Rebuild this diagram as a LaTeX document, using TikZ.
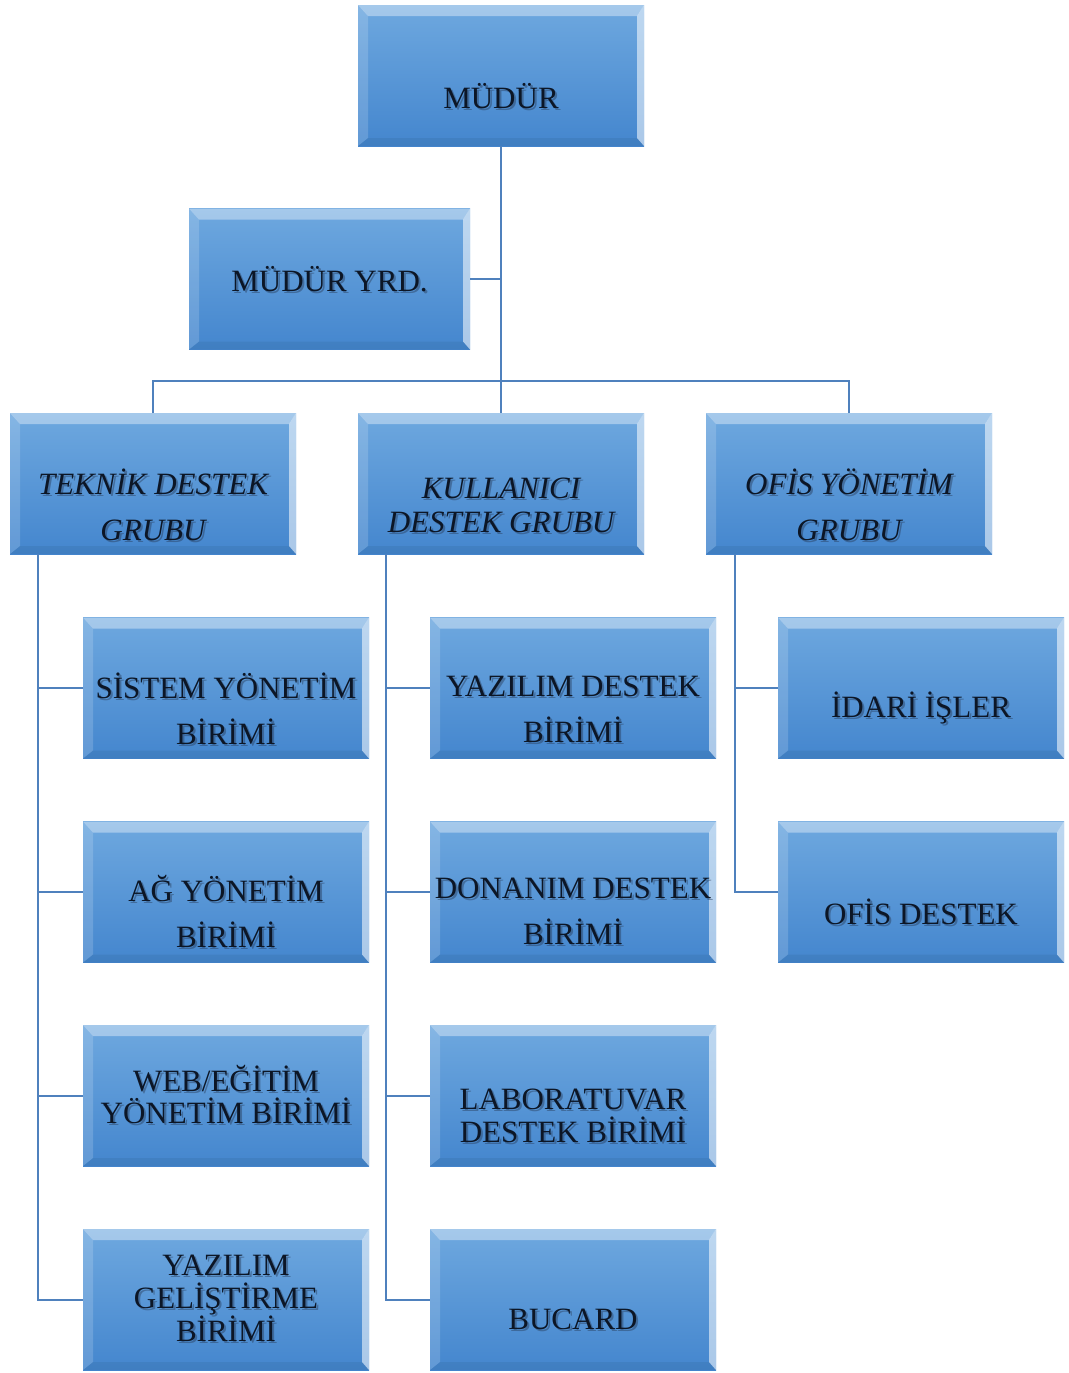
\documentclass[tikz,border=0pt]{standalone}
\usepackage{fontspec}
\setmainfont{Liberation Serif}
\usetikzlibrary{calc}
\definecolor{linec}{RGB}{79,129,189}
\definecolor{boxtop}{RGB}{110,168,223}
\definecolor{boxbot}{RGB}{68,134,206}
\definecolor{txtc}{RGB}{12,22,38}
\definecolor{shadowc}{RGB}{40,60,90}
\tikzset{
  unit/.style={minimum width=286pt, minimum height=141pt, inner sep=0pt, outer sep=0pt,
    top color=boxtop, bottom color=boxbot, draw=none,
    path picture={
      \coordinate (NW) at (path picture bounding box.north west);
      \coordinate (NE) at (path picture bounding box.north east);
      \coordinate (SW) at (path picture bounding box.south west);
      \coordinate (SE) at (path picture bounding box.south east);
      \fill[white,opacity=.38] (NW) -- (NE) -- ($(NE)+(-7,11)$) -- ($(NW)+(10,11)$) -- cycle;
      \fill[white,opacity=.16] (NW) -- ($(NW)+(10,11)$) -- ($(SW)+(10,-8)$) -- (SW) -- cycle;
      \fill[white,opacity=.55] (NE) -- (SE) -- ($(SE)+(-7,-8)$) -- ($(NE)+(-7,11)$) -- cycle;
      \fill[black,opacity=.06] (SW) -- ($(SW)+(10,-8)$) -- ($(SE)+(-7,-8)$) -- (SE) -- cycle;
    }},
  conn/.style={draw=linec, line width=2pt},
  lbl/.style={align=center, text=txtc, inner sep=0pt},
  lblshadow/.style={align=center, text=shadowc, opacity=.45, inner sep=0pt},
}
\newcommand\boxtext[5][]{%
  \node[lblshadow, font=\fontsize{31}{#4}\selectfont#1] (#2-s) at ($(#2.center)+(2,{#3+2})$) {#5};
  \node[lbl, font=\fontsize{31}{#4}\selectfont#1] (#2-t) at ($(#2.center)+(0,#3)$) {#5};
}
\begin{document}
\begin{tikzpicture}[x=1pt,y=-1pt]
\useasboundingbox (0,0) rectangle (1068,1373);
% boxes
\node[unit] (m) at (501,75.5) {};
\node[unit, minimum width=281pt] (y) at (329.5,279) {};
\node[unit] (t) at (153,483.5) {};
\node[unit] (k) at (501,483.5) {};
\node[unit] (o) at (849,483.5) {};
\node[unit] (s1) at (226,688) {};
\node[unit] (s2) at (226,892) {};
\node[unit] (s3) at (226,1095.5) {};
\node[unit] (s4) at (226,1299.5) {};
\node[unit] (u1) at (573,688) {};
\node[unit] (u2) at (573,892) {};
\node[unit] (u3) at (573,1095.5) {};
\node[unit] (u4) at (573,1299.5) {};
\node[unit] (f1) at (921,688) {};
\node[unit] (f2) at (921,892) {};
% texts
\boxtext{m}{21}{46}{MÜDÜR}
\boxtext{y}{0}{46}{MÜDÜR YRD.}
\boxtext[\itshape]{t}{21}{46}{TEKNİK DESTEK\\GRUBU}
\boxtext[\itshape]{k}{22}{34}{KULLANICI\\DESTEK GRUBU}
\boxtext[\itshape]{o}{21}{46}{OFİS YÖNETİM\\GRUBU}
\boxtext{s1}{21}{46}{SİSTEM YÖNETİM\\BİRİMİ}
\boxtext{s2}{19}{46}{AĞ YÖNETİM\\BİRİMİ}
\boxtext{s3}{-1}{32}{WEB/EĞİTİM\\YÖNETİM BİRİMİ}
\boxtext{s4}{-1}{33}{YAZILIM\\GELİŞTİRME\\BİRİMİ}
\boxtext{u1}{21}{46}{YAZILIM DESTEK\\BİRİMİ}
\boxtext{u2}{19}{46}{DONANIM DESTEK\\BİRİMİ}
\boxtext{u3}{20}{33}{LABORATUVAR\\DESTEK BİRİMİ}
\boxtext{u4}{20}{46}{BUCARD}
\boxtext{f1}{20}{46}{İDARİ İŞLER}
\boxtext{f2}{20}{46}{OFİS DESTEK}
% connectors
\coordinate (j) at (501,381);
\draw[conn] (m.south) -- (j);
\draw[conn] (y.east) -- (y.east -| m.south);
\draw[conn] (t.north) |- (j);
\draw[conn] (o.north) |- (j);
\draw[conn] (k.north) -- (j);
\coordinate (tc) at ($(t.south west)+(28,0)$);
\coordinate (kc) at ($(k.south west)+(28,0)$);
\coordinate (oc) at ($(o.south west)+(29,0)$);
\draw[conn] (tc) |- (s1.west);
\draw[conn] (tc) |- (s2.west);
\draw[conn] (tc) |- (s3.west);
\draw[conn] (tc) |- (s4.west);
\draw[conn] (kc) |- (u1.west);
\draw[conn] (kc) |- (u2.west);
\draw[conn] (kc) |- (u3.west);
\draw[conn] (kc) |- (u4.west);
\draw[conn] (oc) |- (f1.west);
\draw[conn] (oc) |- (f2.west);
\end{tikzpicture}
\end{document}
☆ ☆ ☆
**What the task asks**. Repeat the listing verbatim. Skip the pictures.

**Answer to the problem**.
Rebuild this diagram as a LaTeX document, using TikZ.
\documentclass[tikz,border=0pt]{standalone}
\usepackage{fontspec}
\setmainfont{Liberation Serif}
\usetikzlibrary{calc}
\definecolor{linec}{RGB}{79,129,189}
\definecolor{boxtop}{RGB}{110,168,223}
\definecolor{boxbot}{RGB}{68,134,206}
\definecolor{txtc}{RGB}{12,22,38}
\definecolor{shadowc}{RGB}{40,60,90}
\tikzset{
  unit/.style={minimum width=286pt, minimum height=141pt, inner sep=0pt, outer sep=0pt,
    top color=boxtop, bottom color=boxbot, draw=none,
    path picture={
      \coordinate (NW) at (path picture bounding box.north west);
      \coordinate (NE) at (path picture bounding box.north east);
      \coordinate (SW) at (path picture bounding box.south west);
      \coordinate (SE) at (path picture bounding box.south east);
      \fill[white,opacity=.38] (NW) -- (NE) -- ($(NE)+(-7,11)$) -- ($(NW)+(10,11)$) -- cycle;
      \fill[white,opacity=.16] (NW) -- ($(NW)+(10,11)$) -- ($(SW)+(10,-8)$) -- (SW) -- cycle;
      \fill[white,opacity=.55] (NE) -- (SE) -- ($(SE)+(-7,-8)$) -- ($(NE)+(-7,11)$) -- cycle;
      \fill[black,opacity=.06] (SW) -- ($(SW)+(10,-8)$) -- ($(SE)+(-7,-8)$) -- (SE) -- cycle;
    }},
  conn/.style={draw=linec, line width=2pt},
  lbl/.style={align=center, text=txtc, inner sep=0pt},
  lblshadow/.style={align=center, text=shadowc, opacity=.45, inner sep=0pt},
}
\newcommand\boxtext[5][]{%
  \node[lblshadow, font=\fontsize{31}{#4}\selectfont#1] (#2-s) at ($(#2.center)+(2,{#3+2})$) {#5};
  \node[lbl, font=\fontsize{31}{#4}\selectfont#1] (#2-t) at ($(#2.center)+(0,#3)$) {#5};
}
\begin{document}
\begin{tikzpicture}[x=1pt,y=-1pt]
\useasboundingbox (0,0) rectangle (1068,1373);
% boxes
\node[unit] (m) at (501,75.5) {};
\node[unit, minimum width=281pt] (y) at (329.5,279) {};
\node[unit] (t) at (153,483.5) {};
\node[unit] (k) at (501,483.5) {};
\node[unit] (o) at (849,483.5) {};
\node[unit] (s1) at (226,688) {};
\node[unit] (s2) at (226,892) {};
\node[unit] (s3) at (226,1095.5) {};
\node[unit] (s4) at (226,1299.5) {};
\node[unit] (u1) at (573,688) {};
\node[unit] (u2) at (573,892) {};
\node[unit] (u3) at (573,1095.5) {};
\node[unit] (u4) at (573,1299.5) {};
\node[unit] (f1) at (921,688) {};
\node[unit] (f2) at (921,892) {};
% texts
\boxtext{m}{21}{46}{MÜDÜR}
\boxtext{y}{0}{46}{MÜDÜR YRD.}
\boxtext[\itshape]{t}{21}{46}{TEKNİK DESTEK\\GRUBU}
\boxtext[\itshape]{k}{22}{34}{KULLANICI\\DESTEK GRUBU}
\boxtext[\itshape]{o}{21}{46}{OFİS YÖNETİM\\GRUBU}
\boxtext{s1}{21}{46}{SİSTEM YÖNETİM\\BİRİMİ}
\boxtext{s2}{19}{46}{AĞ YÖNETİM\\BİRİMİ}
\boxtext{s3}{-1}{32}{WEB/EĞİTİM\\YÖNETİM BİRİMİ}
\boxtext{s4}{-1}{33}{YAZILIM\\GELİŞTİRME\\BİRİMİ}
\boxtext{u1}{21}{46}{YAZILIM DESTEK\\BİRİMİ}
\boxtext{u2}{19}{46}{DONANIM DESTEK\\BİRİMİ}
\boxtext{u3}{20}{33}{LABORATUVAR\\DESTEK BİRİMİ}
\boxtext{u4}{20}{46}{BUCARD}
\boxtext{f1}{20}{46}{İDARİ İŞLER}
\boxtext{f2}{20}{46}{OFİS DESTEK}
% connectors
\coordinate (j) at (501,381);
\draw[conn] (m.south) -- (j);
\draw[conn] (y.east) -- (y.east -| m.south);
\draw[conn] (t.north) |- (j);
\draw[conn] (o.north) |- (j);
\draw[conn] (k.north) -- (j);
\coordinate (tc) at ($(t.south west)+(28,0)$);
\coordinate (kc) at ($(k.south west)+(28,0)$);
\coordinate (oc) at ($(o.south west)+(29,0)$);
\draw[conn] (tc) |- (s1.west);
\draw[conn] (tc) |- (s2.west);
\draw[conn] (tc) |- (s3.west);
\draw[conn] (tc) |- (s4.west);
\draw[conn] (kc) |- (u1.west);
\draw[conn] (kc) |- (u2.west);
\draw[conn] (kc) |- (u3.west);
\draw[conn] (kc) |- (u4.west);
\draw[conn] (oc) |- (f1.west);
\draw[conn] (oc) |- (f2.west);
\end{tikzpicture}
\end{document}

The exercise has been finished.